My Lords, I apologise for my enthusiasm earlier for this topic. I am sure that the whole House recognises and congratulates the noble Lord, Lord Marland, on his excellent work to organise the Commonwealth Trade Ministers’ meeting. When will the Government reply to his letter with an apology for claiming credit for organising it, as was outlined in the White Paper, when it was the Commonwealth that did so? Furthermore, do the Government understand that our chances of success in trade with the Commonwealth will be enhanced if we treat it as the modern free association of nations that it is, rather than as a British possession, as the incorrect claim seems to suggest to other Commonwealth nations?
I am delighted to put on record our thanks to the noble Lord, Lord Marland, for organising the first day of the two-day conference. I think the White Paper said that the conference was going to be held in the UK rather than it being organised by the UK. If it did not make that clear, my apologies once again. My noble friend did a wonderful job in bringing together 37 Trade Ministers from across the Commonwealth and we had very fruitful meetings.
On the noble Lord’s second point, the meeting drew out the fact that there are a wide range of economic opportunities and challenges across those 52 countries. Some are subject at the moment to GSP schemes from the EU, others have economic partnership arrangements, and a number have free trade agreements. All need to be treated differently so that we can achieve the best outcome for all 52 countries.
My Lords, does the Minister agree that there is certainly a role for government, not least to create the environment to allow the private sector to thrive? However, UK industry and multipliers should be looking to partnership with their peers across the Commonwealth for corporate opportunities.
I very much agree with the noble Viscount that this is best handled on a business-to-business level. However, the Government have a role to ensure that we have the very best framework to allow businesses to prosper by trading with each other.
My Lords, the United Kingdom currently enjoys free trade agreements with 32 out of the 52 Commonwealth countries by virtue of our membership of the European Union customs union. The Commonwealth Secretariat has said that if we leave that union and revert to World Trade Organization rules, such positive trading relations with those countries cannot be guaranteed, and not only that; the secretariat has also calculated that, on 2015 figures, the least developed Commonwealth countries would have faced $800 million of increased tariff payments to export to the United Kingdom if we were on WTO rules. Which part of that does the Minister agree would be, to quote the Foreign Secretary, “perfectly OK”?
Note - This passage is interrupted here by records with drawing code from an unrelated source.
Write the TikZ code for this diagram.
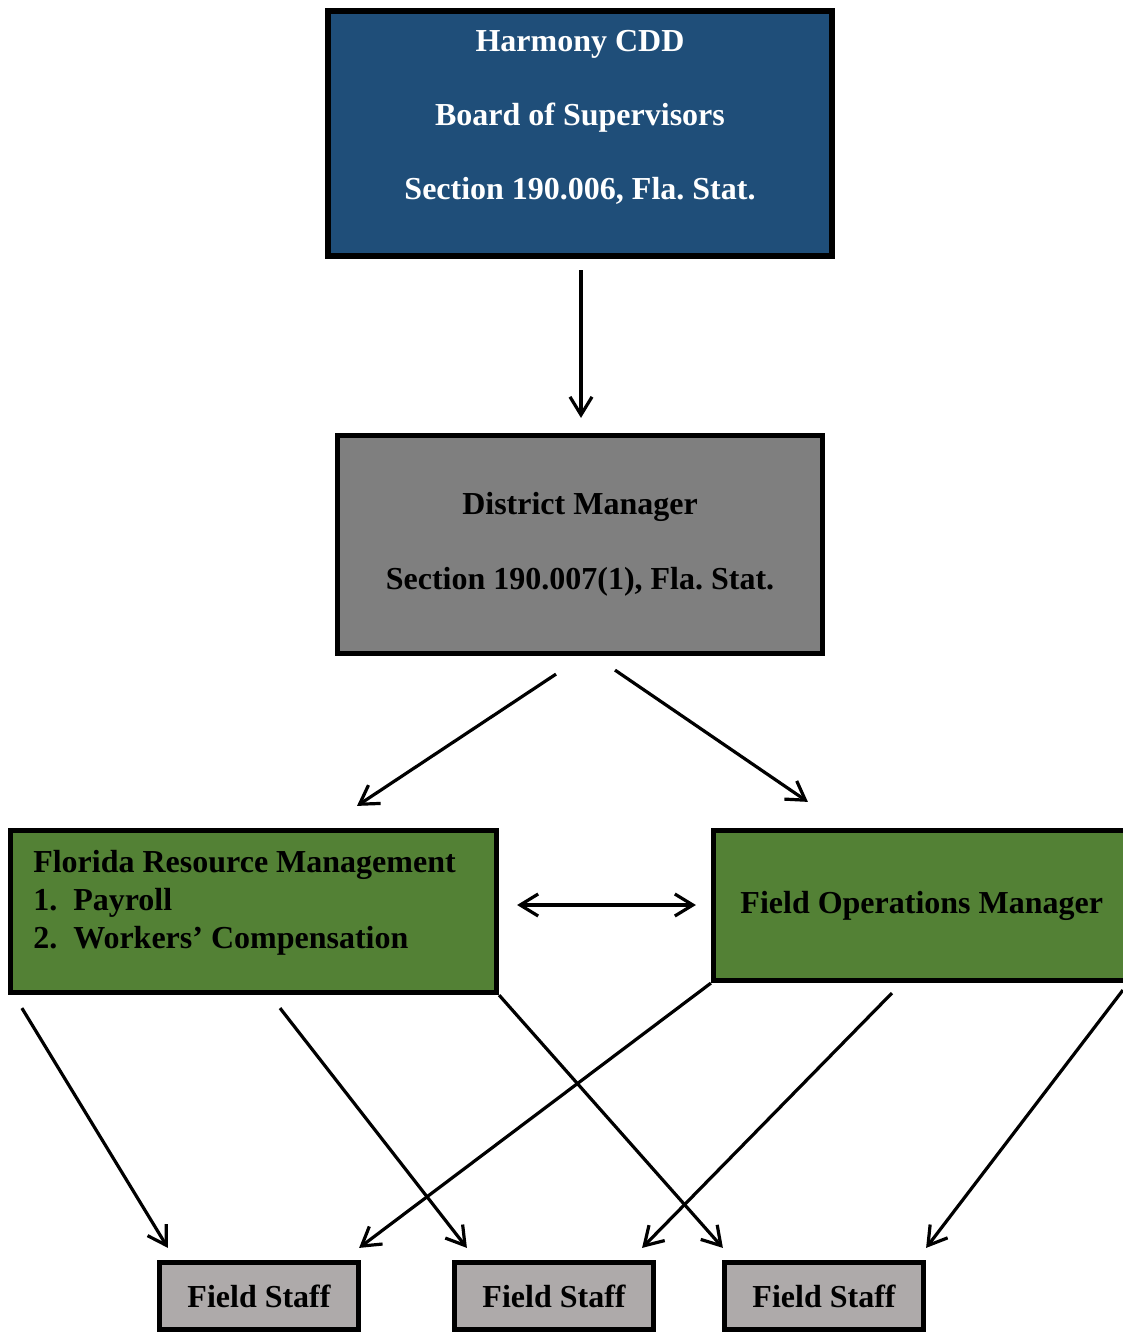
\documentclass[tikz,border=0pt]{standalone}
\usepackage{fontspec}
\setmainfont{Liberation Serif}
\usetikzlibrary{arrows.meta,calc}
\frenchspacing
\definecolor{boardblue}{HTML}{1F4E79}
\definecolor{managergray}{HTML}{7F7F7F}
\definecolor{officegreen}{HTML}{538135}
\definecolor{staffgray}{HTML}{AEAAAA}
\tikzset{
  box/.style={draw, line width=2.6pt, inner sep=0pt, align=center,
    font=\bfseries\fontsize{16}{19}\selectfont},
  link/.style={line width=1.6pt, -{Straight Barb[length=9pt,width=11pt]}},
  twoway/.style={line width=1.6pt, {Straight Barb[length=9pt,width=11pt]}-{Straight Barb[length=9pt,width=11pt]}},
}

\begin{document}
\begin{tikzpicture}[x=0.5pt, y=-0.5pt]
\useasboundingbox (0,0) rectangle (1123,1332);
\clip (0,0) rectangle (1123,1332);
% Boxes
    \node[box, fill=boardblue, minimum width=252pt, minimum height=122.5pt] (board) at (580,133.5) {};
    \node[box, fill=managergray, minimum width=242.5pt, minimum height=109pt,
      font=\bfseries\fontsize{16}{37.5}\selectfont] (dm) at (580,544.5)
      {District Manager\\Section 190.007(1), Fla. Stat.};
    \node[box, fill=officegreen, minimum width=243pt, minimum height=81pt] (frm) at (253.5,911.5) {};
    \node[box, fill=officegreen, minimum width=208.25pt, minimum height=75pt] (fom) at (921.75,905.5)
      {Field Operations Manager};
    \node[box, fill=staffgray, minimum width=99.5pt, minimum height=33.5pt] (fs1) at (259,1296) {Field Staff};
    \node[box, fill=staffgray, minimum width=99.5pt, minimum height=33.5pt] (fs2) at (554,1296) {Field Staff};
    \node[box, fill=staffgray, minimum width=99.5pt, minimum height=33.5pt] (fs3) at (824,1296) {Field Staff};
% Box texts
    \node[inner sep=0pt, align=center, text=white, font=\bfseries\fontsize{16}{37}\selectfont]
      (boardtxt) at ($(board.center)+(0,-16)$)
      {Harmony CDD\\Board of Supervisors\\Section 190.006, Fla. Stat.};
    \node[inner sep=0pt, align=left, anchor=north west, font=\bfseries\fontsize{16}{19}\selectfont]
      (frmtxt) at ($(frm.north west)+(25,22)$)
      {Florida Resource Management\\\makebox[20pt][l]{1.}Payroll\\\makebox[20pt][l]{2.}Workers’ Compensation};
% Reporting lines
    \draw[link] ($(board.south)+(1,11.5)$) -- ($(dm.north)+(1,-15)$);
    \draw[link] ($(dm.south)+(-24,18)$) -- ($(frm.north)+(103.5,-22)$);
    \draw[link] ($(dm.south)+(35,14)$) -- ($(fom.north west)+(97,-26)$);
    \draw[twoway] ($(frm.east)+(18,-6.5)$) -- ($(fom.west)+(-15,-0.5)$);
% Staff lines
    \draw[link] ($(frm.south west)+(14,13)$) -- ($(fs1.north west)+(11,-12)$);
    \draw[link] ($(frm.south)+(26.5,13)$) -- ($(fs2.north west)+(15,-12)$);
    \draw[link] (frm.south east) -- ($(fs3.north west)+(1,-12)$);
    \draw[link] (fom.south west) -- ($(fs1.north east)+(-2,-12)$);
    \draw[link] ($(fom.south west)+(181,10)$) -- ($(fs2.north east)+(-14,-12)$);
    \draw[link] ($(fom.south west)+(412,7)$) -- ($(fs3.north east)+(0,-12)$);
\end{tikzpicture}
\end{document}
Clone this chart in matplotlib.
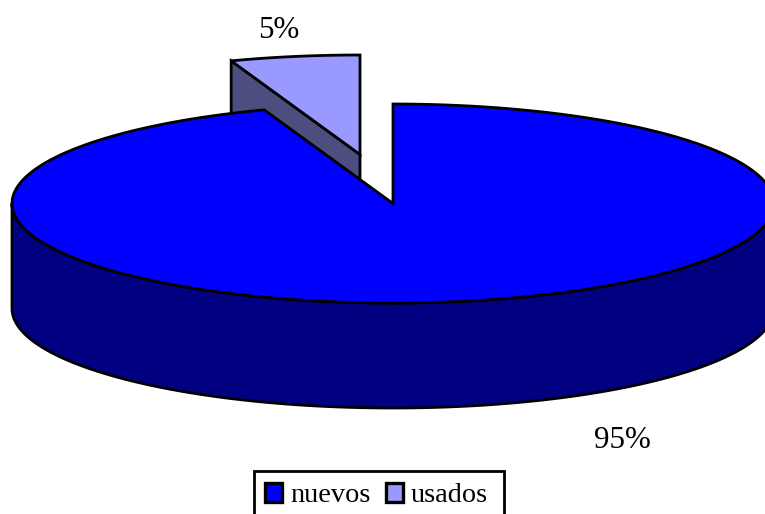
import numpy as np
import matplotlib
matplotlib.use("Agg")
import matplotlib.pyplot as plt
from matplotlib.patches import Polygon, Patch, Rectangle

categories = ["nuevos", "usados"]
values = [94.51, 5.49]
top_colors = ["#0000ff", "#9999ff"]
side_colors = ["#000080", "#4d4d80"]

plt.rcParams["font.family"] = ["Liberation Serif", "DejaVu Serif"]
FS = 20.4
FS_PCT = 22.3
LW = 2.0
CX, CY, RX, RY, DEPTH = 393, 203.5, 381, 99.5, 105
DX, DY = -33, -49

fig = plt.figure(figsize=(7.65, 5.14), dpi=100)
ax = fig.add_axes([0, 0, 1, 1])
ax.set_xlim(0, 765)
ax.set_ylim(514, 0)
ax.axis("off")


def rim(a0, a1, dx=0, dy=0, n=200):
    t = np.radians(np.linspace(a0, a1, n))
    return np.column_stack([CX + dx + RX * np.sin(t), CY + dy - RY * np.cos(t)])


def poly(pts, fc, z):
    ax.add_patch(Polygon(pts, closed=True, fc=fc, ec="black", lw=LW,
                         joinstyle="miter", zorder=z))


main_end = 360 * values[0] / sum(values)

# Exploded slice (usados): cut face behind, then top
left = rim(main_end, main_end, DX, DY, 1)[0]
apex = np.array([CX + DX, CY + DY])
poly([left, apex, apex + [0, DEPTH], left + [0, DEPTH]], side_colors[1], 1)
poly(np.vstack([[apex], rim(main_end, 360, DX, DY)]), top_colors[1], 2)

# Main slice (nuevos): outer wall, then top
front = rim(90, 270)
poly(np.vstack([front, (front + [0, DEPTH])[::-1]]), side_colors[0], 3)
poly(np.vstack([[[CX, CY]], rim(0, main_end)]), top_colors[0], 4)

# Percentage labels
label_xy = [(622.5, 440), (279, 30)]
for v, (x, y) in zip(values, label_xy):
    ax.text(x, y, f"{v:.0f}%", fontsize=FS_PCT, ha="center", va="center", color="black")

# Legend: frame runs past the bottom of the figure, as in the reference
ax.add_patch(Rectangle((254, 470.5), 250, 60, fc="white", ec="black", lw=LW, zorder=5))
handles = [Patch(fc=c, ec="black", lw=LW + 0.4) for c in top_colors]
leg = ax.legend(handles, categories, loc="upper left", bbox_to_anchor=(265, 483),
                bbox_transform=ax.transData, ncol=2, fontsize=FS, frameon=False,
                borderaxespad=0, borderpad=0,
                handlelength=0.6, handleheight=0.64, handletextpad=0.28,
                columnspacing=0.55)
leg.set_zorder(6)

fig.savefig("out.png", dpi=100)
The main point of our meeting last week with Trade Ministers from around the Commonwealth was to agree a smooth transition, whether there will be an association agreement, a GSP scheme, an EPA or even an FTA. As the noble Lord pointed out, there are a number of countries in the Commonwealth with which we currently do not have FTAs, or any agreement other than WTO. At the moment, we are on WTO terms with Australia, New Zealand, Canada, India and many others. We believe that in the new world all those can be improved to the benefit of the UK and the Commonwealth as a whole.
My Lords, we will hear from the UKIP representative.
My Lords, do the Government agree that the EU single market will continue in long-term and irreversible decline, whereas the Commonwealth contains many of the markets of the future?
I thank the noble Lord for his question. I am not able to predict the future of any part of the world, but I can say that the UK’s trade outside the EU has grown more quickly in recent years. Over the last five years or so it has grown by 6% inside the EU but by more than 14% outside it. We therefore feel very optimistic that in a new world of trading more powerfully individually outside the EU we can boost UK exports.
My Lords, New Zealand, for example, is currently negotiating a comprehensive free trade agreement with the European Union. If, after Brexit, which will be at least two years hence, we also seek to have a separate free trade agreement with New Zealand, in what way will we benefit more than if we had remained a member of the European Union?
It is incredibly difficult to answer that question, because we do not know the shape of the EU agreement with New Zealand and what it will agree nor whether in fact it can do it within two years or whether it will take much longer. Equally, I cannot say today what the deal will be with New Zealand. The Prime Minister has announced a working group, which will begin in due time. I am confident that the UK will be in a position to strike comprehensive and beneficial trade deals for the United Kingdom.